Quantifying Long-Term Spatiotemporal Variation in and Drivers of the Surface Daytime Urban Heat Island Effect in Major Chinese Cities: Perspectives from Different Climate Zones

Abstract

The urban heat island (UHI) effect and its associated extreme weather events have adverse impacts on human environment-coupled systems. However, the spatiotemporal variations in the UHI effect, as well as potential influencing factors, across climate zones remain poorly understood. This study explored how climate zones influenced the spatiotemporal variation in, trends in, and drivers of summer daytime surface UHI intensity (SUHII) in 220 Chinese cities located in five climate zones from 2000 to 2020. SUHII was quantified using MODIS land surface temperature (LST) data and remote sensing-derived urban built-up area masks were used to quantify SUHII. The Mann–Kendall test was applied to detect long-term SUHII trends, while Pearson correlation and stepwise multiple regression analyses were performed to identify key climatic and geographic drivers across different climate zones.

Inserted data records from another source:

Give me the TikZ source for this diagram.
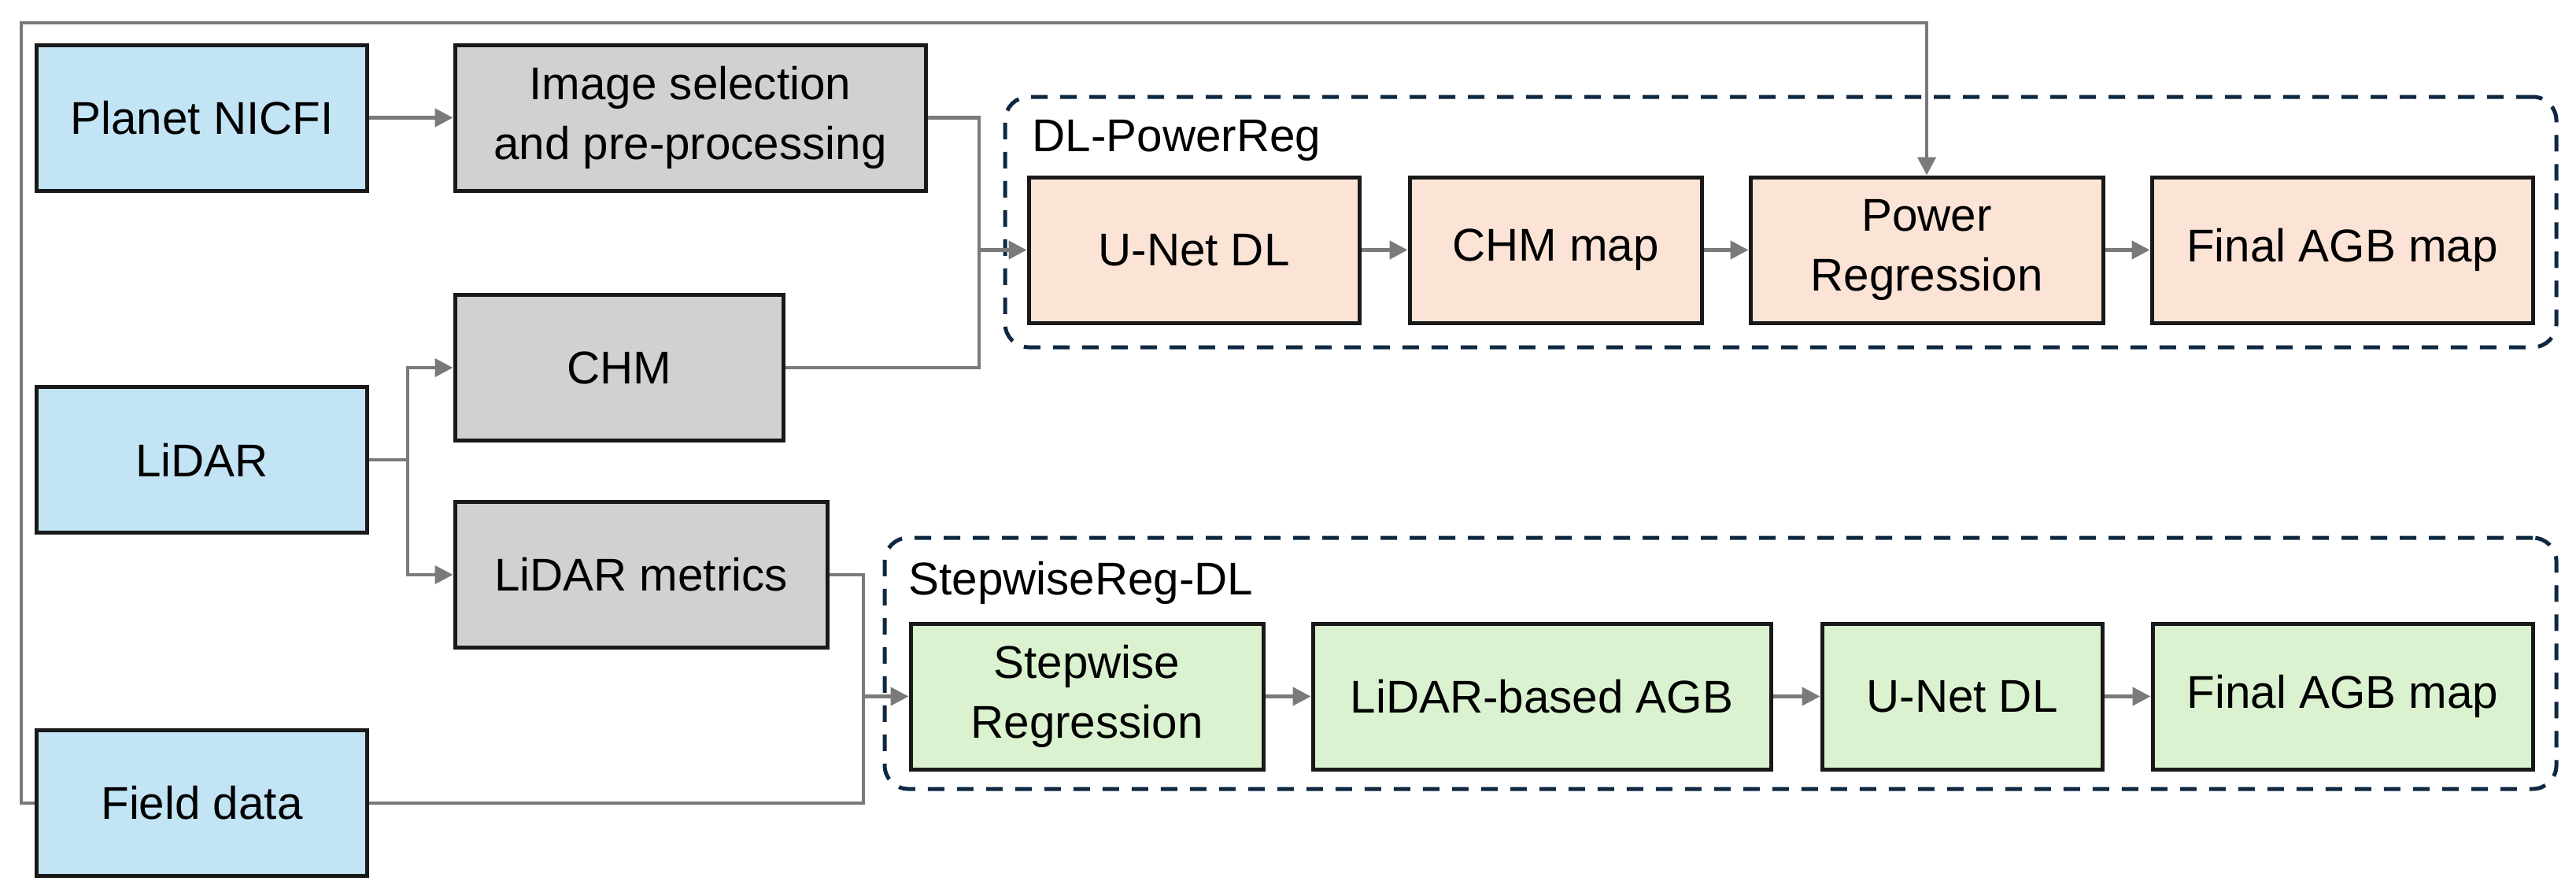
\documentclass[tikz,border=0pt]{standalone}
\usepackage{fontspec}
\setmainfont{Liberation Sans}
\usetikzlibrary{arrows.meta}
\definecolor{srcblue}{HTML}{C2E4F5}
\definecolor{prepgray}{HTML}{D1D1D1}
\definecolor{peach}{HTML}{FBE3D6}
\definecolor{mint}{HTML}{DAF2D0}
\definecolor{navy}{HTML}{0E2841}
\definecolor{wire}{HTML}{7A7A7A}

\begin{document}
\begin{tikzpicture}[
  x=1mm, y=1mm,
  box/.style={draw=black!90, line width=0.5mm, align=center, inner sep=0pt,
              minimum height=18.5mm, font=\fontsize{16.6}{21.5}\selectfont},
  src/.style={box, fill=srcblue},
  prep/.style={box, fill=prepgray},
  dlp/.style={box, fill=peach},
  swr/.style={box, fill=mint},
  grp/.style={draw=navy, line width=0.5mm, rounded corners=3mm,
              dash pattern=on 2.1mm off 1.6mm, inner sep=0pt},
  ttl/.style={anchor=base west, inner sep=0pt,
              font=\fontsize{16.6}{20}\selectfont},
  ln/.style={draw=wire, line width=0.45mm},
  arr/.style={ln, -{Triangle[length=2.3mm, width=2.3mm]}}]

\useasboundingbox (0,0) rectangle (327.3,-113.7);

% groups
\node[grp, minimum width=197.1mm, minimum height=31.8mm] (gpow) at (226.25,-28.2) {};
\node[grp, minimum width=212.4mm, minimum height=31.9mm] (gstep) at (218.6,-84.25) {};
\node[ttl] (tpow)  at (131.1,-19.2) {DL-PowerReg};
\node[ttl] (tstep) at (115.4,-75.5) {StepwiseReg-DL};

% inputs
\node[src, minimum width=41.9mm] (planet) at (25.65,-14.95) {Planet NICFI};
\node[src, minimum width=41.9mm] (lidar)  at (25.65,-58.4)  {LiDAR};
\node[src, minimum width=41.9mm] (field)  at (25.65,-102.0) {Field data};

\node[prep, minimum width=59.8mm] (imgsel)  at (87.7,-14.95) {Image selection\\and pre-processing};
\node[prep, minimum width=41.7mm] (chm)     at (78.65,-46.7) {CHM};
\node[prep, minimum width=47.3mm] (metrics) at (81.45,-73.0) {LiDAR metrics};

% DL-PowerReg
\node[dlp, minimum width=42.0mm] (unetA)  at (151.7,-31.75)  {U-Net DL};
\node[dlp, minimum width=37.1mm] (chmmap) at (197.65,-31.75) {CHM map};
\node[dlp, minimum width=44.8mm] (power)  at (244.8,-31.75)  {Power\\Regression};
\node[dlp, minimum width=48.4mm] (finalA) at (297.6,-31.75)  {Final AGB map};

% StepwiseReg-DL
\node[swr, minimum width=44.8mm] (stepreg) at (138.1,-88.45)  {Stepwise\\Regression};
\node[swr, minimum width=58.2mm] (lidagb)  at (195.9,-88.45)  {LiDAR-based AGB};
\node[swr, minimum width=35.6mm] (unetB)   at (249.3,-88.45)  {U-Net DL};
\node[swr, minimum width=48.3mm] (finalB)  at (297.65,-88.45) {Final AGB map};

\coordinate (jtop) at (124.4,-31.75);
\coordinate (jbot) at (109.7,-88.45);
\coordinate (ls)   at (51.8,-58.4);
\coordinate (tl)   at (2.7,-2.9);

\draw[arr] (planet) -- (imgsel);
\draw[ln]  (imgsel.east) -| (jtop);
\draw[ln]  (chm.east) -| (jtop);
\draw[arr] (jtop) -- (unetA);
\draw[ln]  (lidar.east) -- (ls);
\draw[arr] (ls) |- (chm.west);
\draw[arr] (ls) |- (metrics.west);
\draw[ln]  (metrics.east) -| (jbot);
\draw[ln]  (field.east) -| (jbot);
\draw[arr] (jbot) -- (stepreg);
\draw[arr] (field.west) -| (tl) -| (power.north);

\draw[arr] (unetA) -- (chmmap);
\draw[arr] (chmmap) -- (power);
\draw[arr] (power) -- (finalA);
\draw[arr] (stepreg) -- (lidagb);
\draw[arr] (lidagb) -- (unetB);
\draw[arr] (unetB) -- (finalB);
\end{tikzpicture}
\end{document}
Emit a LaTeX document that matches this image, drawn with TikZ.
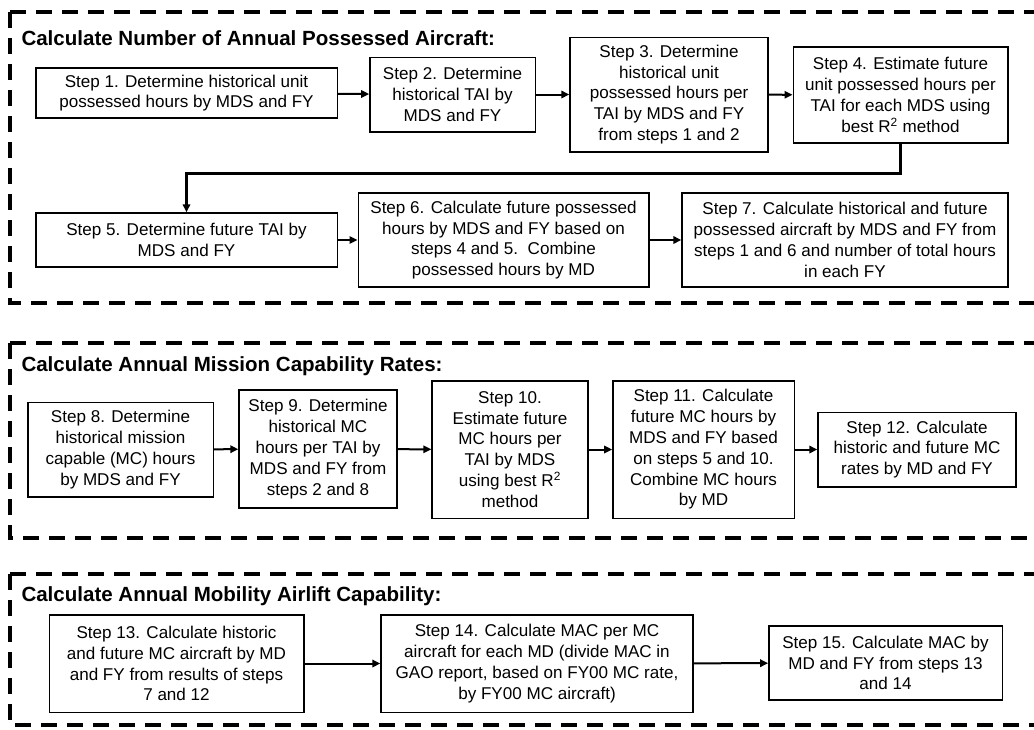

The results indicated summer daytime SUHII values of 1.75 °C ± 1.19 °C, 1.74 °C ± 0.81 °C, 2.37 °C ± 0.75 °C, 2.14 °C ± 1.00 °C, and 2.36 °C ± 0.91 °C for the middle temperate zone (MTZ), south temperate zone (STZ), north subtropical zone (NSZ), middle subtropical zone (MSZ), and south subtropical zone (SSZ), respectively. In most cities, the SUHII increased significantly over time (p < 0.05). Pearson’s correlation analysis indicated that the enhanced vegetation index (EVI) and net radiation (NR) were moderately correlated with the SUHII in the MTZ, with correlation coefficients (r) of 0.465 and 0.42 (p < 0.05). Using a multivariate stepwise regression model, the relative contributions of various influencing factors to the UHI effect were quantified, explaining 27.1% to 57.2% of the variation across different climate zones. In particular, the economic vulnerability index and population density were the main factors affecting the SUHII in the MTZ and SSZ. Our findings support the development of policies aimed at mitigating the UHI effect by addressing the specific requirements of different climate zones to reduce.